-- begin INFORMATION PROVIDED --

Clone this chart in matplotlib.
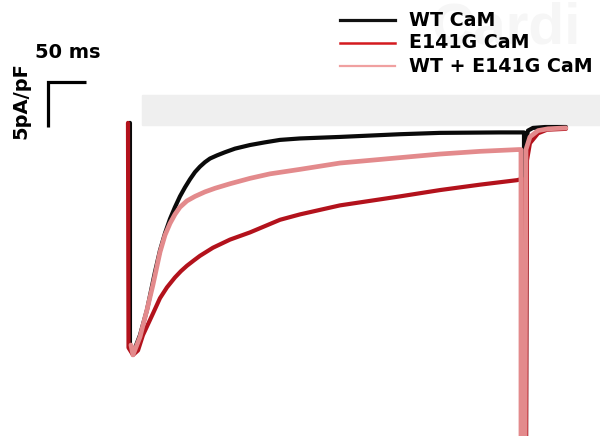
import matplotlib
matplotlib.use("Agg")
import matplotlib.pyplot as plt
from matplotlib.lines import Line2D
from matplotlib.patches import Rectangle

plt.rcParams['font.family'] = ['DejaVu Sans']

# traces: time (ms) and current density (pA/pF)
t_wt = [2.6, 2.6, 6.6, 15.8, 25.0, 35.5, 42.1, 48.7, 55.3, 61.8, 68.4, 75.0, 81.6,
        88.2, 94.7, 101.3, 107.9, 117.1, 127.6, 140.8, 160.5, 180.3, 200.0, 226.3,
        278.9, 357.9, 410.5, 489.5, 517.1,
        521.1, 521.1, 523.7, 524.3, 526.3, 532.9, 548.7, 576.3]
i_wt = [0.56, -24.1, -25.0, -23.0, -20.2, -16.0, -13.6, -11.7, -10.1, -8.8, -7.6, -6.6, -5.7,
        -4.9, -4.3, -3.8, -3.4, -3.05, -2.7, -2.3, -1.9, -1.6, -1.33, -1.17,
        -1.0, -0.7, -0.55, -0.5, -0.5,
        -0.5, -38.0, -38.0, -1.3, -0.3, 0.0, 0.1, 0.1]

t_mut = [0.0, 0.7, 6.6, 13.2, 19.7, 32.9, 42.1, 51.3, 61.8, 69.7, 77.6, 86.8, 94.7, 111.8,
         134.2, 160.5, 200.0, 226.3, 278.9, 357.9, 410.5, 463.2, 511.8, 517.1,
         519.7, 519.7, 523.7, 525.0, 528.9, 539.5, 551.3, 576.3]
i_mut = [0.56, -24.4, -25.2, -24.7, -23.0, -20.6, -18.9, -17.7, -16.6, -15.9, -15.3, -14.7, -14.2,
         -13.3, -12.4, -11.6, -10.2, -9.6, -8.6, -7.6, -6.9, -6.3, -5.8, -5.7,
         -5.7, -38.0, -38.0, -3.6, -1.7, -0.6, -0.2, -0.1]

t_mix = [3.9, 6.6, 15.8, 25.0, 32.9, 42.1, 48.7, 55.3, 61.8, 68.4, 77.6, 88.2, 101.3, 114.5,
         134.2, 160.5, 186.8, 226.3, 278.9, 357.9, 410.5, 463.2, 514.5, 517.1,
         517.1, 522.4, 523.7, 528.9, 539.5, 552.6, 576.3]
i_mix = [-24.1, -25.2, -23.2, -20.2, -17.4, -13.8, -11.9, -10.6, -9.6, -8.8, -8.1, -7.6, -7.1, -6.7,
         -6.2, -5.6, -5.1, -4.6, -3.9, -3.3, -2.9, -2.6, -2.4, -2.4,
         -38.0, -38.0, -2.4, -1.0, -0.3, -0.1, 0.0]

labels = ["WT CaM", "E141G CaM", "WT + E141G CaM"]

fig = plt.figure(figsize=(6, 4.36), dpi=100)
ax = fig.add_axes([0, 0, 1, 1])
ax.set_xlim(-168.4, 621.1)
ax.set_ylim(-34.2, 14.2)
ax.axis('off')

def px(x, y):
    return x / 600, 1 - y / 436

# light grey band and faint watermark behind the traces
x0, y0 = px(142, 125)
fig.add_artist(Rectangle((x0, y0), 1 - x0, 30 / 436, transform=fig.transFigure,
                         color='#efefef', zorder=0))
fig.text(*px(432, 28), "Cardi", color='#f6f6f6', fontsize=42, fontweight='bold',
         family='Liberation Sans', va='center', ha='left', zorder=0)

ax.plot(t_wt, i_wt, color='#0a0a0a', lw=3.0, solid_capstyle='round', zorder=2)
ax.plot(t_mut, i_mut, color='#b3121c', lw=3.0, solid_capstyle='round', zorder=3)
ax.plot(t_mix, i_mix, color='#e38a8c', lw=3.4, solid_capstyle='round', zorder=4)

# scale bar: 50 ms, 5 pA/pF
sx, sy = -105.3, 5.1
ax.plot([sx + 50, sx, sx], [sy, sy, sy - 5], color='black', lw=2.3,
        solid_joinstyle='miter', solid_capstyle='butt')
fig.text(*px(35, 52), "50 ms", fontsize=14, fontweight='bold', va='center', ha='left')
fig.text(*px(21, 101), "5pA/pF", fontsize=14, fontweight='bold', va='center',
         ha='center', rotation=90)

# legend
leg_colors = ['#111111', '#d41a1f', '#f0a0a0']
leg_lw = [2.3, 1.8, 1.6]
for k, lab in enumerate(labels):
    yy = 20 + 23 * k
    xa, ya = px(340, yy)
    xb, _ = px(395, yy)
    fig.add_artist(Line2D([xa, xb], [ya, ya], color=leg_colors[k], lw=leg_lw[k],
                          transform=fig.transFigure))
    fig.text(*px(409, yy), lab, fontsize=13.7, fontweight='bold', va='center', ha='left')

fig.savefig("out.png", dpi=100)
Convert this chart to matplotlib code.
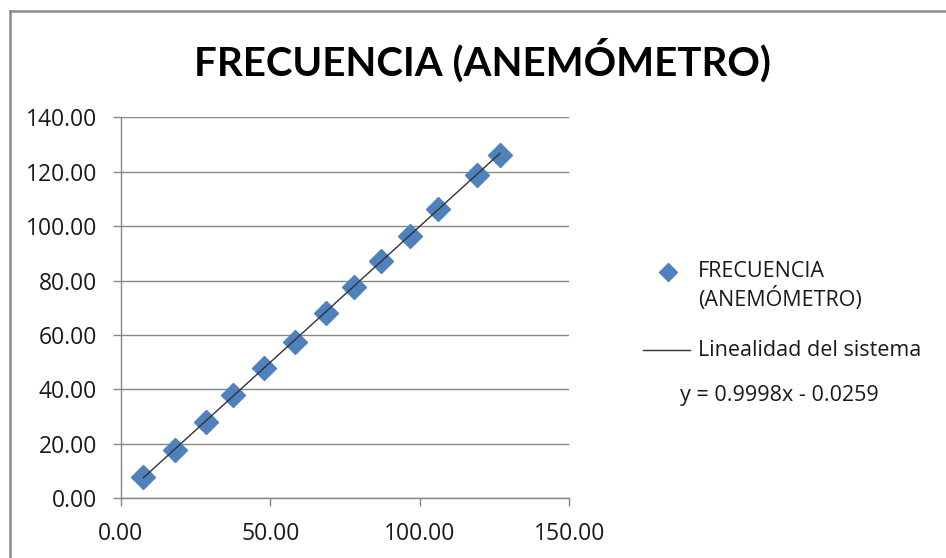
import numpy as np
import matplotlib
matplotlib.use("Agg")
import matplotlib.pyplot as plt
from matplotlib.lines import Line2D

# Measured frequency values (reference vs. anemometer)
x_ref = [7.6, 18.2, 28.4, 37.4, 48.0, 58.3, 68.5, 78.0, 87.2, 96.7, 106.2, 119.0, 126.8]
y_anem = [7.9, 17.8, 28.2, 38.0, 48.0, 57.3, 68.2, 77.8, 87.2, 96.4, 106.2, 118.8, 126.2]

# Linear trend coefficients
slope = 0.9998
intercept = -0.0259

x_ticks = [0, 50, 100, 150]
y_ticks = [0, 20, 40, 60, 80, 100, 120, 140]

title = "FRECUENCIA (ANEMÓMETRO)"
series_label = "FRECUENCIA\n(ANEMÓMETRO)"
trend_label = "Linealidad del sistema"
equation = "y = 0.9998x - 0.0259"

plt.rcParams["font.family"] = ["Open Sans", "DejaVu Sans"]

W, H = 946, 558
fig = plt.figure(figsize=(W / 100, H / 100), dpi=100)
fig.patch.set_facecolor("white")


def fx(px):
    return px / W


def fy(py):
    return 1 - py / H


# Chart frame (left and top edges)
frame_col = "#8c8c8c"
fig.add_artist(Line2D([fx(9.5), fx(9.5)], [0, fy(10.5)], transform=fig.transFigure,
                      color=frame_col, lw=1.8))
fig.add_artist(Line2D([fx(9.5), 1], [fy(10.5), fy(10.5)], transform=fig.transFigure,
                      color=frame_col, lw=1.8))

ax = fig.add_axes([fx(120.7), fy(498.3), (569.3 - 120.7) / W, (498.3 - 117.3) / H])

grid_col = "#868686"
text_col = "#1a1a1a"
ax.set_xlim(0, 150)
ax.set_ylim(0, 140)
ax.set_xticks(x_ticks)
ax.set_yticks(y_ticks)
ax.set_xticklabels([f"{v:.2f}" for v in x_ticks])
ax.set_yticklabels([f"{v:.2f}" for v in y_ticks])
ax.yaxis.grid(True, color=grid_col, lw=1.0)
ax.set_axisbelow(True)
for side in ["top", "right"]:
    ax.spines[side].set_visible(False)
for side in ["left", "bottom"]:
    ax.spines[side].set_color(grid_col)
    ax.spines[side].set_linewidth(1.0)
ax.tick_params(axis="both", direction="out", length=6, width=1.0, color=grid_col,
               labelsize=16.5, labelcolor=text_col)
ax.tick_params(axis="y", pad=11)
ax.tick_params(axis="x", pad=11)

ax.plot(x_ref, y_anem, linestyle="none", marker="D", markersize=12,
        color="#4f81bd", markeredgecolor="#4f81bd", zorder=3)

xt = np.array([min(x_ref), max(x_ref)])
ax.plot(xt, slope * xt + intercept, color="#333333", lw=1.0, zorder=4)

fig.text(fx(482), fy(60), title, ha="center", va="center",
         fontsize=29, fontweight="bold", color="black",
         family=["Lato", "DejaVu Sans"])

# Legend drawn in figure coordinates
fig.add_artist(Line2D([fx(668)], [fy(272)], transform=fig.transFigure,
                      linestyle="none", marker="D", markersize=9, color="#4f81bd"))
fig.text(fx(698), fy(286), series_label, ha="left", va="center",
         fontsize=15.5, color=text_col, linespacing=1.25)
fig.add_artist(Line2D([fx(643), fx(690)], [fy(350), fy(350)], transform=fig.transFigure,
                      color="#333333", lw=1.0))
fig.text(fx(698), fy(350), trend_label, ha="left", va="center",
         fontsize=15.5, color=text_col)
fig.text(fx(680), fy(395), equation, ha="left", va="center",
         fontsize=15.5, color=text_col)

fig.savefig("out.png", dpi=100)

-- end INFORMATION PROVIDED --

▶ DIRECTIONS
Exactly as written, repeat the lines from the beginning of the entries up to and including the line with "plt.rcParams['font.family'] = ['DejaVu Sans']", but not the pictures.

▶ EXPECTED ANSWER
Clone this chart in matplotlib.
import matplotlib
matplotlib.use("Agg")
import matplotlib.pyplot as plt
from matplotlib.lines import Line2D
from matplotlib.patches import Rectangle

plt.rcParams['font.family'] = ['DejaVu Sans']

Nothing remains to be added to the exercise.